A spate of suspected suicides among defendants awaiting court proceedings has rocked the Manawatu town of Feilding.

Four residents are believed to have killed themselves while awaiting trial or sentencing in the past three months.

It comes as official figures show that the number of defendants awaiting trial or sentencing who commit suicide has more than doubled in two years. Statistics released by the chief coroner's office found 27 people in that situation killed themselves the past year.

Feilding is still reeling from three separate tragedies in a month.
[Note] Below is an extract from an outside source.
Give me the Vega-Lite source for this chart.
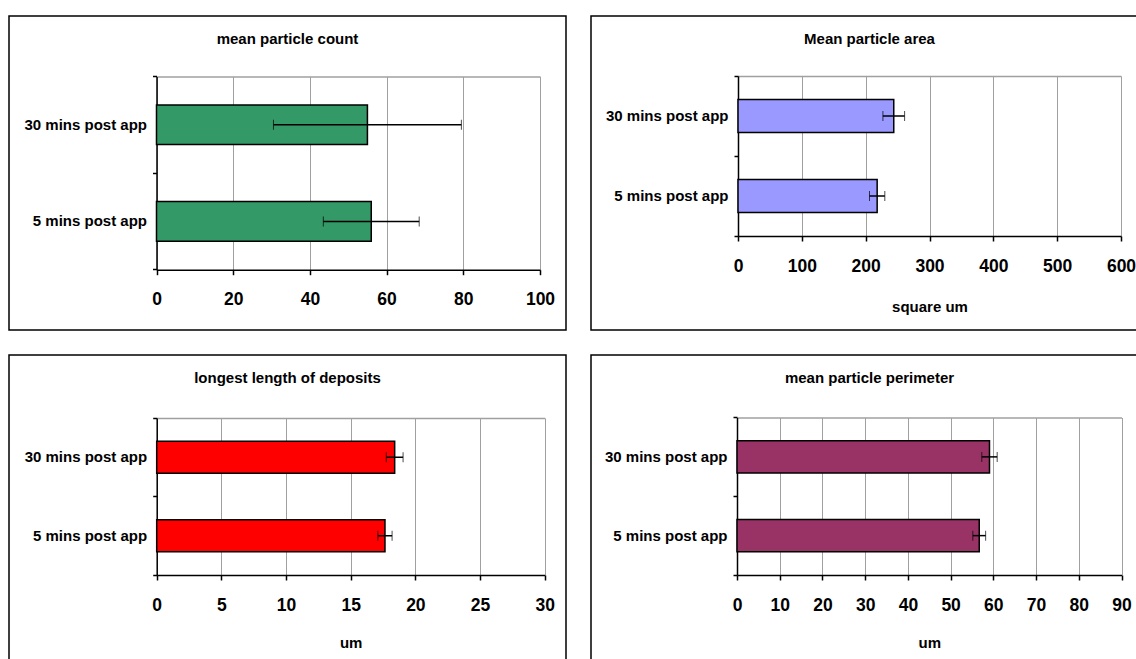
{
  "$schema": "https://vega.github.io/schema/vega-lite/v6.json",
  "background": "white",
  "padding": {"left": 8, "top": 15, "right": 0, "bottom": 0},
  "data": {
    "values": [
      {"measure": "count", "timepoint": "30 mins post app", "mean": 55, "err": 24.5},
      {"measure": "count", "timepoint": "5 mins post app", "mean": 56, "err": 12.5},
      {"measure": "area", "timepoint": "30 mins post app", "mean": 244, "err": 17},
      {"measure": "area", "timepoint": "5 mins post app", "mean": 218, "err": 12},
      {"measure": "length", "timepoint": "30 mins post app", "mean": 18.4, "err": 0.65},
      {"measure": "length", "timepoint": "5 mins post app", "mean": 17.65, "err": 0.55},
      {"measure": "perimeter", "timepoint": "30 mins post app", "mean": 59.1, "err": 1.8},
      {"measure": "perimeter", "timepoint": "5 mins post app", "mean": 56.7, "err": 1.5}
    ]
  },
  "columns": 2,
  "spacing": {"row": 23, "column": 23},
  "concat": [
    {
      "width": 557,
      "height": 314,
      "title": {"text": "mean particle count"},
      "transform": [{"filter": "datum.measure === 'count'"}],
      "layer": [
        {
          "mark": {"type": "bar", "color": "#339966", "stroke": "black", "strokeWidth": 1.5, "height": {"band": 0.41}},
          "encoding": {
            "x": {"field": "mean", "type": "quantitative",
              "scale": {"domain": [0, 100], "range": [147.5, 531], "nice": false},
              "axis": {"orient": "bottom", "offset": -60.3, "values": [0, 20, 40, 60, 80, 100], "grid": false, "title": null}},
            "y": {"field": "timepoint", "type": "nominal",
              "scale": {"domain": ["30 mins post app", "5 mins post app"], "range": [60.4, 253.7], "paddingInner": 0, "paddingOuter": 0},
              "axis": {"orient": "left", "offset": -147.5, "ticks": false, "title": null}}
          }
        },
        {
          "mark": {"type": "errorbar", "ticks": {"size": 10, "color": "black", "strokeWidth": 1.5}, "rule": {"color": "black", "strokeWidth": 1.5}},
          "encoding": {
            "x": {"field": "mean", "type": "quantitative",
              "axis": {"orient": "top", "offset": -60.4, "values": [0, 20, 40, 60, 80, 100], "labels": false, "ticks": false, "grid": true, "domainColor": "#a0a0a0", "title": null}},
            "xError": {"field": "err"},
            "y": {"field": "timepoint", "type": "nominal",
              "axis": {"orient": "left", "offset": -147.5, "labels": false, "domain": false, "ticks": true, "tickSize": 4, "bandPosition": 1, "tickExtra": true, "title": null}}
          }
        }
      ],
      "resolve": {"axis": {"x": "independent", "y": "independent"}}
    },
    {
      "width": 557,
      "height": 314,
      "title": {"text": "Mean particle area"},
      "transform": [{"filter": "datum.measure === 'area'"}],
      "layer": [
        {
          "mark": {"type": "bar", "color": "#9999FF", "stroke": "black", "strokeWidth": 1.5, "height": {"band": 0.41}},
          "encoding": {
            "x": {"field": "mean", "type": "quantitative",
              "scale": {"domain": [0, 600], "range": [147, 530], "nice": false},
              "axis": {"orient": "bottom", "offset": -94, "values": [0, 100, 200, 300, 400, 500, 600], "grid": false, "title": "square um"}},
            "y": {"field": "timepoint", "type": "nominal",
              "scale": {"domain": ["30 mins post app", "5 mins post app"], "range": [60, 220], "paddingInner": 0, "paddingOuter": 0},
              "axis": {"orient": "left", "offset": -147, "ticks": false, "title": null}}
          }
        },
        {
          "mark": {"type": "errorbar", "ticks": {"size": 10, "color": "black", "strokeWidth": 1.5}, "rule": {"color": "black", "strokeWidth": 1.5}},
          "encoding": {
            "x": {"field": "mean", "type": "quantitative",
              "axis": {"orient": "top", "offset": -60, "values": [0, 100, 200, 300, 400, 500, 600], "labels": false, "ticks": false, "grid": true, "domainColor": "#a0a0a0", "title": null}},
            "xError": {"field": "err"},
            "y": {"field": "timepoint", "type": "nominal",
              "axis": {"orient": "left", "offset": -147, "labels": false, "domain": false, "ticks": true, "tickSize": 4, "bandPosition": 1, "tickExtra": true, "title": null}}
          }
        }
      ],
      "resolve": {"axis": {"x": "independent", "y": "independent"}}
    },
    {
      "width": 557,
      "height": 314,
      "title": {"text": "longest length of deposits"},
      "transform": [{"filter": "datum.measure === 'length'"}],
      "layer": [
        {
          "mark": {"type": "bar", "color": "#FF0000", "stroke": "black", "strokeWidth": 1.5, "height": {"band": 0.41}},
          "encoding": {
            "x": {"field": "mean", "type": "quantitative",
              "scale": {"domain": [0, 30], "range": [147.7, 535.7], "nice": false},
              "axis": {"orient": "bottom", "offset": -94, "values": [0, 5, 10, 15, 20, 25, 30], "grid": false, "title": "um", "titlePadding": 22}},
            "y": {"field": "timepoint", "type": "nominal",
              "scale": {"domain": ["30 mins post app", "5 mins post app"], "range": [63, 220], "paddingInner": 0, "paddingOuter": 0},
              "axis": {"orient": "left", "offset": -147.7, "ticks": false, "title": null}}
          }
        },
        {
          "mark": {"type": "errorbar", "ticks": {"size": 10, "color": "black", "strokeWidth": 1.5}, "rule": {"color": "black", "strokeWidth": 1.5}},
          "encoding": {
            "x": {"field": "mean", "type": "quantitative",
              "axis": {"orient": "top", "offset": -63, "values": [0, 5, 10, 15, 20, 25, 30], "labels": false, "ticks": false, "grid": true, "domainColor": "#a0a0a0", "title": null}},
            "xError": {"field": "err"},
            "y": {"field": "timepoint", "type": "nominal",
              "axis": {"orient": "left", "offset": -147.7, "labels": false, "domain": false, "ticks": true, "tickSize": 4, "bandPosition": 1, "tickExtra": true, "title": null}}
          }
        }
      ],
      "resolve": {"axis": {"x": "independent", "y": "independent"}}
    },
    {
      "width": 557,
      "height": 314,
      "title": {"text": "mean particle perimeter"},
      "transform": [{"filter": "datum.measure === 'perimeter'"}],
      "layer": [
        {
          "mark": {"type": "bar", "color": "#993366", "stroke": "black", "strokeWidth": 1.5, "height": {"band": 0.41}},
          "encoding": {
            "x": {"field": "mean", "type": "quantitative",
              "scale": {"domain": [0, 90], "range": [146, 530.5], "nice": false},
              "axis": {"orient": "bottom", "offset": -94, "values": [0, 10, 20, 30, 40, 50, 60, 70, 80, 90], "grid": false, "title": "um", "titlePadding": 22}},
            "y": {"field": "timepoint", "type": "nominal",
              "scale": {"domain": ["30 mins post app", "5 mins post app"], "range": [62.5, 220], "paddingInner": 0, "paddingOuter": 0},
              "axis": {"orient": "left", "offset": -146, "ticks": false, "title": null}}
          }
        },
        {
          "mark": {"type": "errorbar", "ticks": {"size": 10, "color": "black", "strokeWidth": 1.5}, "rule": {"color": "black", "strokeWidth": 1.5}},
          "encoding": {
            "x": {"field": "mean", "type": "quantitative",
              "axis": {"orient": "top", "offset": -62.5, "values": [0, 10, 20, 30, 40, 50, 60, 70, 80, 90], "labels": false, "ticks": false, "grid": true, "domainColor": "#a0a0a0", "title": null}},
            "xError": {"field": "err"},
            "y": {"field": "timepoint", "type": "nominal",
              "axis": {"orient": "left", "offset": -146, "labels": false, "domain": false, "ticks": true, "tickSize": 4, "bandPosition": 1, "tickExtra": true, "title": null}}
          }
        }
      ],
      "resolve": {"axis": {"x": "independent", "y": "independent"}}
    }
  ],
  "config": {
    "view": {"stroke": "black", "strokeWidth": 1.5, "fill": "white"},
    "title": {"font": "Liberation Sans", "fontSize": 15, "fontWeight": "bold", "color": "black", "anchor": "middle", "frame": "group", "baseline": "middle", "offset": -31},
    "axis": {
      "labelFont": "Liberation Sans",
      "labelFontWeight": "bold",
      "labelColor": "black",
      "titleFont": "Liberation Sans",
      "titleFontWeight": "bold",
      "titleFontSize": 15,
      "titleColor": "black",
      "domainColor": "black",
      "domainWidth": 1.5,
      "tickColor": "black",
      "tickWidth": 1.5,
      "gridColor": "#a0a0a0",
      "gridWidth": 1,
      "labelOverlap": false
    },
    "axisX": {"labelFontSize": 17.5, "tickSize": 5, "labelPadding": 25, "labelBaseline": "middle", "titlePadding": 25, "labelFlush": false},
    "axisY": {"labelFontSize": 15, "grid": false, "labelPadding": 10}
  }
}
Farmer Scott Guy was shot dead in his driveway, a mid-air collision killed flight instructor Jess Neeson and her student Patricia Smallman and Lieutenant Tim O'Donnell was killed in action in Afghanistan.

The recent suicides include a Feilding man and woman who died suddenly on May 15. They had been facing charges of kidnapping and beating a 27-year-old Feilding man.

The woman, who worked at an animal shelter, arranged to have a number of animals she cared for destroyed before her death.

Suicide Prevention Information New Zealand director Merryn Statham said that clogged court services could heap more stress on people facing charges.

She said: "Where remand time is extended that can often be due to clogged court processes and the availability of legal staff to process those prisoners.

"That can certainly contribute to a high degree of stress, uncertainty, and lack of control for prisoners who already have high risk factors.

"Where we see suicidal behaviours in institutions, such as prisons and schools, that can be highly contagious."

Corrections Ministry acting assistant regional manager Chris Burns said the number of prisoners committing suicide was decreasing.

He said: "Prisoners determined to harm themselves will and do use anything they can to do so ... It is incredibly difficult to stop someone who is determined to do harm to themselves. Suicide in prison is a major issue for correctional."

He said corrections officers had saved the lives of 190 prisoners who had attempted suicide.

Chief Coroner Judge Neil MacLean, who released extensive figures on the number of suicides this week, indicated he would like to see strict reporting laws around suicide loosened.

He said: "The reality is that sadly it's a diminishing number of people who get their information from the newspapers, the TV or radio news. Younger people get all of their information from Twitter, blogs, and text messages and this is often misinformed.

"I'm sympathetic to the view that we do have responsible media and by and large you can trust them and we would have to do that to allow them more information, without getting into the graphic details of it."

Around 540 people commit suicide each year.